Crescono i vegetariani

Ogni giorno sempre più persone decidono di diventare vegetariane. Anche in posti storicamente più “carnivori”, come il Brasile per esempio, secondo quanto racconta un articolo su The Conversation: i dati di un’indagine recente riportano un forte aumento dei vegetariani, che sono passati dall’ 8% nel 2012 al 16% nel 2018. Il nuovo studio si basa proprio sui dati raccolti in Brasile, su oltre 14 mila persone di età compresa tra i 35 e i 74 anni, in cui sono stati stati valutati gli eventi depressivi.

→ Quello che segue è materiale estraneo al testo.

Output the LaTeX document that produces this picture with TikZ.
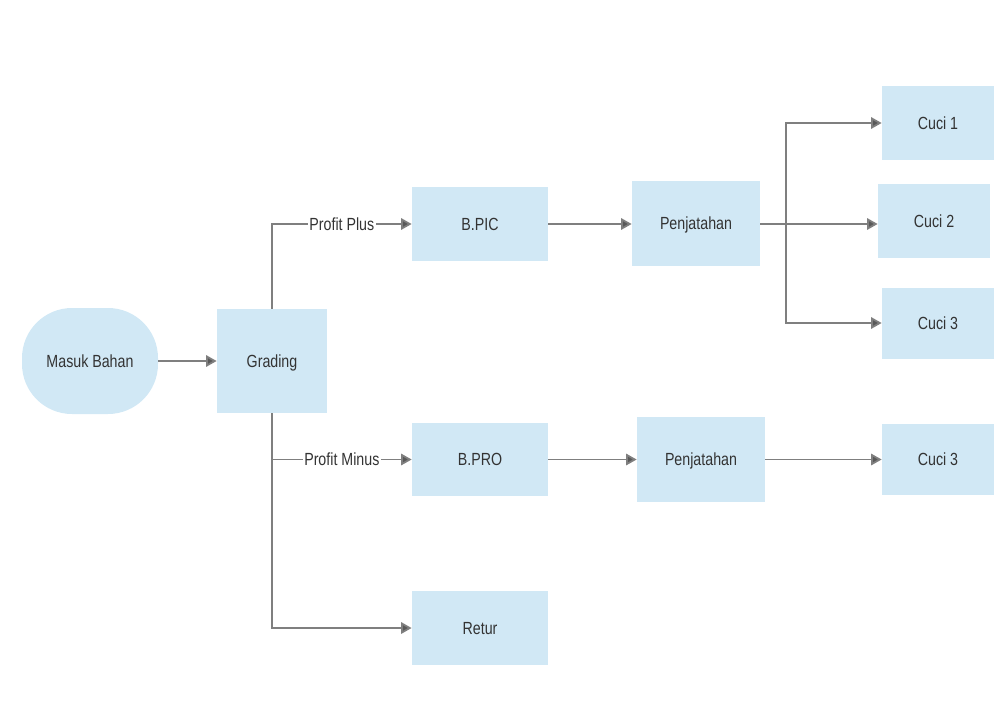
\documentclass[tikz,border=0pt]{standalone}
\usepackage{fontspec}
\setmainfont[FakeStretch=0.81]{Liberation Sans}
\usepackage{xcolor}
\usetikzlibrary{arrows.meta}
\definecolor{boxblue}{HTML}{D1E8F5}
\definecolor{linegray}{HTML}{7F7F7F}
\definecolor{textgray}{HTML}{333333}

\tikzset{
    box/.style={fill=boxblue, text=textgray, font=\fontsize{10}{12}\selectfont, text depth=0pt},
    flow/.style={draw=linegray, line width=1pt, -{Triangle[length=6pt,width=6.5pt,fill=black!65]}},
    lbl/.style={fill=white, text=textgray, inner sep=1pt, font=\fontsize{10}{12}\selectfont}
}

\begin{document}
\begin{tikzpicture}[x=0.02cm, y=-0.02cm]
        \useasboundingbox (0,0) rectangle (1000,700);
        \node (masuk) at (90,361) [box, minimum width=136*0.02cm, minimum height=106*0.02cm, rounded corners=50*0.02cm] {Masuk Bahan};
        \node (grading) at (272,361) [box, minimum width=110*0.02cm, minimum height=104*0.02cm] {Grading};
        \node (bpic) at (480,224) [box, minimum width=136*0.02cm, minimum height=74*0.02cm] {B.PIC};
        \node (jatah1) at (696,223.5) [box, minimum width=128*0.02cm, minimum height=85*0.02cm] {Penjatahan};
        \node (cuci1) at (938,123) [box, minimum width=112*0.02cm, minimum height=74*0.02cm] {Cuci 1};
        \node (cuci2) at (934,221) [box, minimum width=112*0.02cm, minimum height=74*0.02cm] {Cuci 2};
        \node (cuci3a) at (938,323) [box, minimum width=112*0.02cm, minimum height=71*0.02cm] {Cuci 3};
        \node (bpro) at (480,459.5) [box, minimum width=136*0.02cm, minimum height=73*0.02cm] {B.PRO};
        \node (jatah2) at (701,459.5) [box, minimum width=128*0.02cm, minimum height=85*0.02cm] {Penjatahan};
        \node (cuci3b) at (938,459.5) [box, minimum width=112*0.02cm, minimum height=71*0.02cm] {Cuci 3};
        \node (retur) at (480,628) [box, minimum width=136*0.02cm, minimum height=74*0.02cm] {Retur};
        \coordinate (split) at (786,224);

        \draw [flow] (masuk) -- (grading);
        \draw [flow] (grading.north) |- (bpic.west) node [lbl, pos=0.75] {Profit Plus};
        \draw [flow] (grading.south) |- (bpro.west) node [lbl, pos=0.75] {Profit Minus};
        \draw [flow] (grading.south) |- (retur.west);
        \draw [flow] (bpic) -- (jatah1.west |- bpic);
        \draw [flow] (bpro) -- (jatah2);
        \draw [flow] (jatah2) -- (cuci3b);
        \draw [draw=linegray, line width=1.5pt] (jatah1.east |- split) -- (split);
        \draw [flow] (split) |- (cuci1.west);
        \draw [flow] (split) -- (cuci2.west |- split);
        \draw [flow] (split) |- (cuci3a.west);
    \end{tikzpicture}
\end{document}
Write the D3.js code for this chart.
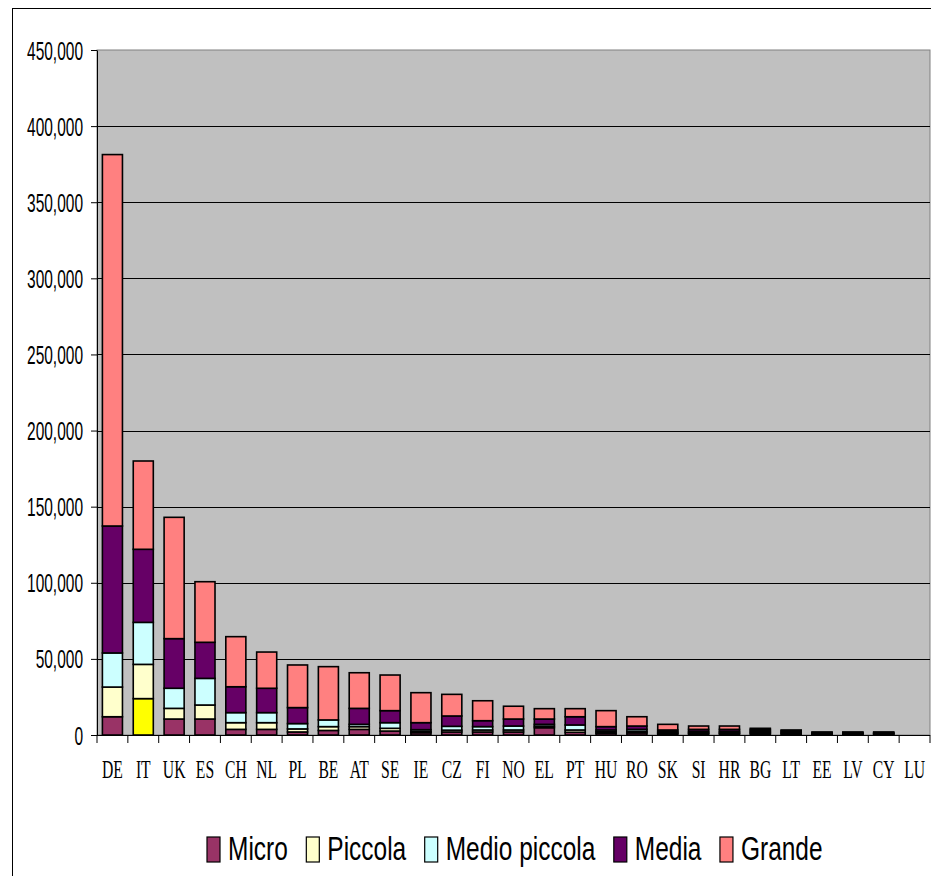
<!DOCTYPE html>
<html>
<head>
<meta charset="utf-8">
<script src="https://cdn.jsdelivr.net/npm/d3@7"></script>
<style>
body{margin:0;background:#fff}
</style>
</head>
<body>
<div id="chart"></div>
<script>
const countries = ["DE","IT","UK","ES","CH","NL","PL","BE","AT","SE","IE","CZ","FI","NO","EL","PT","HU","RO","SK","SI","HR","BG","LT","EE","LV","CY","LU"]

const micro   = [12000,23900,10500,10500,3700,3700,2000,3000,3700,2600,1500,2000,2000,2000,4800,1800,1200,1400,800,900,900,1000,700,400,400,400,0]
const piccola = [19500,22500,7000,9200,4400,4400,2000,2500,1800,1800,800,1200,1300,1300,1000,1500,900,1000,600,600,600,800,600,400,400,400,0]
const medio   = [22400,27600,13200,17500,6600,6600,3500,4400,1500,3700,1200,2500,2200,2600,1200,3300,1200,1300,800,900,900,900,700,400,400,400,0]
const media   = [83400,48000,32600,23700,17000,16000,10500,0,10500,7900,4600,6800,3900,4600,3500,5400,2200,2200,1100,1300,1300,1000,800,400,400,400,0]
const grande  = [244000,58000,79700,39800,32900,23800,28000,35000,23400,23400,19700,14200,13100,8400,6800,5300,10500,6100,3700,2200,2200,700,500,400,400,400,0]

const seriesNames  = ["Micro","Piccola","Medio piccola","Media","Grande"]
const seriesColors = ["#993366","#FFFFCC","#CCFFFF","#660066","#FF8080"]
const highlightCountry = "IT"
const highlightColor = "#FFFF00"

const yTicks = [0,50000,100000,150000,200000,250000,300000,350000,400000,450000]

drawChart("#chart")

function drawChart(id){
    const canvas = createCanvas()
    d3.select(id).html("")
    const svg = d3.select(id).append("svg")
        .attr("width",canvas.width).attr("height",canvas.height)

    const table = countries.map((c,i) => ({
        country: c,
        "Micro": micro[i], "Piccola": piccola[i], "Medio piccola": medio[i],
        "Media": media[i], "Grande": grande[i]
    }))

    const x = d3.scaleBand().domain(countries)
        .range([canvas.plot.left,canvas.plot.right])
        .paddingInner(0.35).paddingOuter(0.175)
    const y = d3.scaleLinear().domain([0,450000])
        .range([canvas.plot.bottom,canvas.plot.top])

    // outer chart frame (runs off the window on the right / bottom)
    svg.append("rect").attr("x",12.5).attr("y",8.5).attr("width",960).attr("height",900)
        .attr("fill","#fff").attr("stroke","#000").attr("stroke-width",1)

    drawPlotArea(svg,canvas,x,y)
    drawBars(svg,table,x,y)
    drawAxes(svg,canvas,x,y)
    drawLegend(svg)
}

function createCanvas(){
    return {
        width: 931, height: 876,
        plot: {left: 97, right: 930, top: 50, bottom: 735}
    }
}

function drawPlotArea(svg,canvas,x,y){
    const p = canvas.plot
    svg.append("rect").attr("x",p.left).attr("y",p.top)
        .attr("width",p.right-p.left).attr("height",p.bottom-p.top)
        .attr("fill","#C0C0C0").attr("stroke","#808080").attr("stroke-width",1)

    svg.append("g").selectAll("line").data(yTicks.filter(t => t > 0 && t < 450000)).enter()
        .append("line")
        .attr("x1",p.left).attr("x2",p.right)
        .attr("y1",d => Math.round(y(d))+0.5).attr("y2",d => Math.round(y(d))+0.5)
        .attr("stroke","#000").attr("stroke-width",1)
}

function drawBars(svg,table,x,y){
    const stack = d3.stack().keys(seriesNames)(table)

    const layers = svg.append("g").selectAll("g").data(stack).enter()
        .append("g")

    layers.selectAll("rect").data(d => d.filter(s => s[1]-s[0] > 0)).enter()
        .append("rect")
        .attr("x",d => x(d.data.country))
        .attr("width",x.bandwidth())
        .attr("y",d => y(d[1]))
        .attr("height",d => y(d[0]) - y(d[1]))
        .attr("fill",function(d){
            const key = d3.select(this.parentNode).datum().key
            if(key === "Micro" && d.data.country === highlightCountry) return highlightColor
            return seriesColors[seriesNames.indexOf(key)]
        })
        .attr("stroke","#000").attr("stroke-width",1.6)
}

function drawAxes(svg,canvas,x,y){
    const p = canvas.plot

    const yAxis = svg.append("g").attr("transform",`translate(${p.left},0)`)
        .call(d3.axisLeft(y).tickValues(yTicks).tickFormat(d3.format(",")).tickSize(6).tickSizeOuter(0))
    yAxis.select(".domain").attr("stroke","#000")
    yAxis.selectAll(".tick line").attr("stroke","#000")
    yAxis.selectAll(".tick text")
        .attr("x",-14/0.62).attr("dy","0.36em")
        .attr("transform","scale(0.62,1)")
        .attr("font-family","'Liberation Sans', Arial, sans-serif")
        .attr("font-size",25).attr("fill","#000")

    // category boundary ticks
    const bounds = d3.range(countries.length+1).map(i => p.left + i*x.step())
    svg.append("g").selectAll("line").data(bounds).enter()
        .append("line")
        .attr("x1",d => d).attr("x2",d => d)
        .attr("y1",p.bottom).attr("y2",p.bottom+8)
        .attr("stroke","#000").attr("stroke-width",1)

    svg.append("line").attr("x1",p.left).attr("x2",p.right)
        .attr("y1",p.bottom+0.5).attr("y2",p.bottom+0.5)
        .attr("stroke","#000").attr("stroke-width",1)

    const xAxis = svg.append("g").attr("transform",`translate(0,${p.bottom})`)
        .call(d3.axisBottom(x).tickSize(0))
    xAxis.select(".domain").remove()
    xAxis.selectAll(".tick text")
        .attr("y",43).attr("dy",0)
        .attr("transform","scale(0.64,1)")
        .attr("font-family","'Liberation Serif', 'Times New Roman', serif")
        .attr("font-size",24.5).attr("fill","#000")
}

function drawLegend(svg){
    const sx = 0.72
    const g = svg.append("g")
    let cx = 207
    seriesNames.forEach((name,i) => {
        g.append("rect").attr("x",cx).attr("y",837).attr("width",13).attr("height",25)
            .attr("fill",seriesColors[i]).attr("stroke","#000").attr("stroke-width",1.2)
        const t = g.append("text")
            .attr("transform",`translate(${cx+21},859.5) scale(${sx},1)`)
            .attr("font-family","'Liberation Sans', Arial, sans-serif")
            .attr("font-size",34).attr("fill","#000")
            .text(name)
        cx += 21 + t.node().getComputedTextLength()*sx + 18.5
    })
}
</script>
</body>
</html>
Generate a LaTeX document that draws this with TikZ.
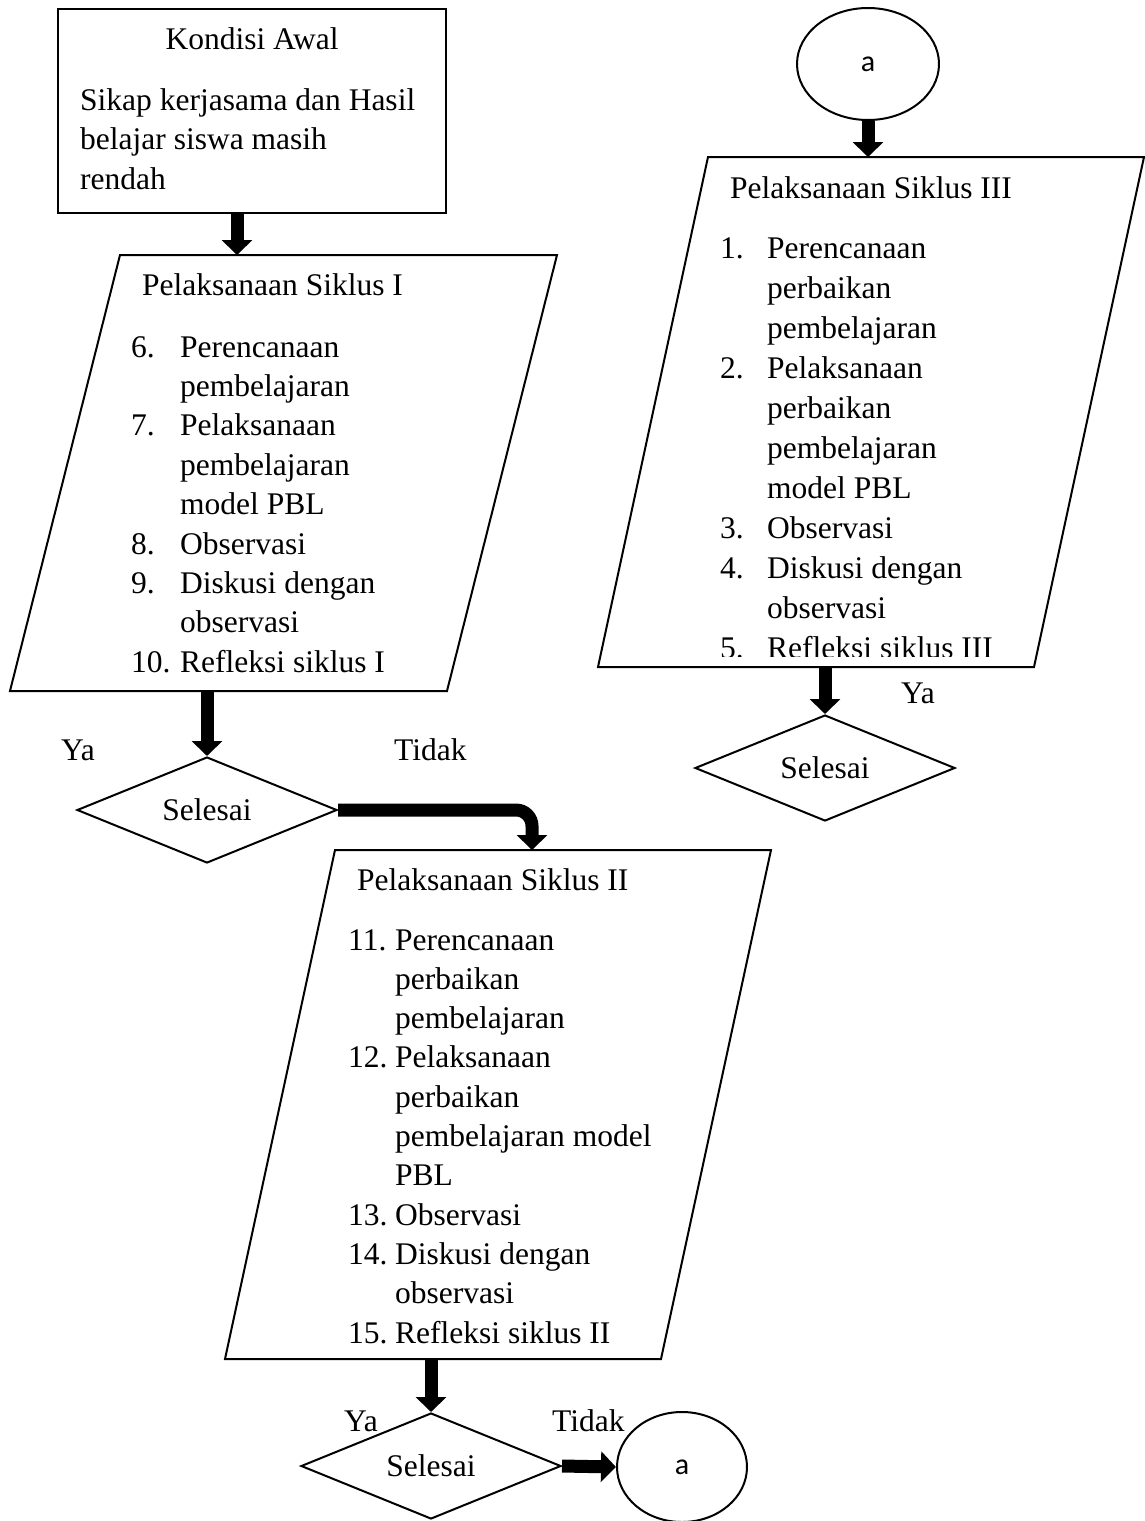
\documentclass[tikz,border=0pt]{standalone}
\usepackage{fontspec}
\setmainfont{Liberation Serif}
\newfontfamily\calibri{Carlito}
\usetikzlibrary{arrows.meta,shapes.geometric,calc}

\begin{document}
\begin{tikzpicture}[x=1pt,y=-1pt,
		txt/.style={inner sep=0, anchor=base west, font=\fontsize{31.5}{39.6}\selectfont},
		garis/.style={line width=2pt},
		panah/.style={line width=13pt, -{Triangle[width=30pt,length=15pt]}},
		putus/.style={shape=diamond, draw, line width=2pt, inner sep=0, minimum width=260pt, minimum height=106pt, aspect=2.45, font=\fontsize{31.5}{39.6}\selectfont},
		konektor/.style={shape=ellipse, draw, line width=2pt, inner sep=0, font=\calibri\fontsize{30}{30}\selectfont}]
		\useasboundingbox (0,0) rectangle (1145,1521);

		\node[draw, garis, inner sep=0, minimum width=388pt, minimum height=204pt] (awal) at (252,111) {};
		\node[txt, anchor=base] (awal-judul) at (252,49) {Kondisi Awal};
		\foreach \baris [count=\i from 0] in {Sikap kerjasama dan Hasil,belajar siswa masih,rendah}
			\node[txt] (awal-\i) at (80,110+39.5*\i) {\baris};

		\coordinate (p1-atas) at (237,255);
		\coordinate (p1-bawah) at (207,691);
		\draw[garis] (120,255) -- (557,255) -- (447,691) -- (10,691) -- cycle;
		\node[txt] (p1-judul) at (142,295) {Pelaksanaan Siklus I};
		\foreach \no/\baris [count=\i from 0] in {6./Perencanaan,/pembelajaran,7./Pelaksanaan,/pembelajaran,/model PBL,8./Observasi,9./Diskusi dengan,/observasi,10./Refleksi siklus I} {
			\node[txt] (p1-no-\i) at (131,357+39.4*\i) {\no};
			\node[txt] (p1-isi-\i) at (180,357+39.4*\i) {\baris};
		}
		\draw[panah] (p1-atas |- awal.south) -- (p1-atas);

		\node[putus] (d1) at (207,810) {Selesai};
		\node[txt] (ya1) at (61,760) {Ya};
		\node[txt] (tidak1) at (394,760) {Tidak};
		\draw[panah] (p1-bawah) -- (d1.north);

		\coordinate (p2-atas) at (532,850);
		\coordinate (p2-bawah) at (431,1359);
		\draw[garis] (335,850) -- (771,850) -- (661,1359) -- (225,1359) -- cycle;
		\node[txt] (p2-judul) at (357,890) {Pelaksanaan Siklus II};
		\foreach \no/\baris [count=\i from 0] in {11./Perencanaan,/perbaikan,/pembelajaran,12./Pelaksanaan,/perbaikan,/pembelajaran model,/PBL,13./Observasi,14./Diskusi dengan,/observasi,15./Refleksi siklus II} {
			\node[txt] (p2-no-\i) at (348,950+39.3*\i) {\no};
			\node[txt] (p2-isi-\i) at (395,950+39.3*\i) {\baris};
		}
		\draw[panah, rounded corners=16pt] (d1.east) -| (p2-atas);

		\node[putus] (d2) at (431,1466) {Selesai};
		\node[txt] (ya2) at (344,1431) {Ya};
		\node[txt] (tidak2) at (552,1431) {Tidak};
		\node[konektor, minimum width=130pt, minimum height=110pt] (a2) at (682,1467) {a};
		\draw[panah] (p2-bawah) -- (d2.north);
		\draw[panah] (d2.east) -- (a2.west);

		\node[konektor, minimum width=142pt, minimum height=112pt] (a1) at (868,64) {a};
		\coordinate (p3-atas) at (868,157);
		\coordinate (p3-bawah) at (825,667);
		\draw[garis] (708,157) -- (1144,157) -- (1034,667) -- (598,667) -- cycle;
		\node[txt] (p3-judul) at (730,198) {Pelaksanaan Siklus III};
		\begin{scope}
			\clip (598,157) rectangle (1145,656);
			\foreach \no/\baris [count=\i from 0] in {1./Perencanaan,/perbaikan,/pembelajaran,2./Pelaksanaan,/perbaikan,/pembelajaran,/model PBL,3./Observasi,4./Diskusi dengan,/observasi,5./Refleksi siklus III} {
				\node[txt] (p3-no-\i) at (720,258+40*\i) {\no};
				\node[txt] (p3-isi-\i) at (767,258+40*\i) {\baris};
			}
		\end{scope}
		\draw[panah] (a1.south) -- (p3-atas);

		\node[putus] (d3) at (825,768) {Selesai};
		\node[txt] (ya3) at (901,703) {Ya};
		\draw[panah] (p3-bawah) -- (d3.north);
\end{tikzpicture}
\end{document}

L’associazione tra dieta vegetariana e depressione è stata espressa tramite il rapporto di prevalenza, cioè il rapporto tra il numero di malati e il numero totale degli individui in un dato istante di tempo, tenendo in considerazione variabili che potevano influire sul risultato (come fattori sociodemografici, fumo, assunzione di alcool, attività fisica). Lo stato di salute è stato valutato considerando l’indice di massa corporea, l’assunzione di micronutrienti e proteine, il livello di trasformazione degli alimenti, l’apporto energetico giornaliero e i cambiamenti nella dieta nei sei mesi precedenti. I risultati mostrano la frequenza degli eventi depressivi è il doppio in chi non mangia carne rispetto a chi la consuma.

L’associazione tra dieta vegetariana e depressione

A volte la relazione tra dieta e problemi di salute è lineare: le scelte alimentari scatenano il problema attraverso qualche carenza nutrizionale. Ma non è questo il caso, secondo le conclusioni dello studio. Per avere maggiore chiarezza sulla relazione che lega la depressione al vegetarianismo sono necessari nuovi studi che prendano in considerazioni anche fattori sociali e quelli propri del disturbo. Perché l’associazione potrebbe spiegarsi chiamando in causa altri fattori diversi dalla dieta, come spiega Chris Bryant del dipartimento di psicologia dell’Università di Bath, che su The Conversation avanza diverse ipotesi.

Le persone depresse manifestano un umore triste, vuoto o irritabile e generalmente tendono ad avere percezioni più veritiere del proprio ruolo e delle proprie capacità, scrive Bryant. Partendo da questo quindi è probabile che siano più propensi a sentirsi in colpa per il trattamento degli animali destinati al macello, a rimuginare su quei pensieri e di conseguenza che siano più inclini verso una dieta vegetariana. Inoltre, anche se la percentuale di vegetariani nel mondo è in continuo aumento, la scelta di questo stile alimentare potrebbe influenzare il rapporto con gli altri, favorendo potenzialmente forme di esclusione sociale per esempio.

Un altro fattore che ha un legame sia con il vegetarianismo che con la patologia è l’esposizione a documentari che descrivono la crudeltà nell’industria della carne, prosegue lo psicologo. Visto che tra le ragioni che spingono una persona ad adottare questo stile alimentare c’è una componente etica – quella di prevenire la crudeltà verso gli animali – una persona che si trovi di fronte a tali immagini potrebbe scegliere di diventare vegetariana “e, specialmente quanto la maggior parte delle persone sceglie di guardare dall’altra parte, depressa”.

Questo non significa che le scelte alimentari causino esclusione sociale o che le persone più sensibili a questi temi sono anche a maggior rischio di depressione – una malattia complessa – ma solo che ci sono ipotesi che vanno indagate più a fondo per capire questa relazione. E ancora prima anche per confermarla, anche con altri set di dati.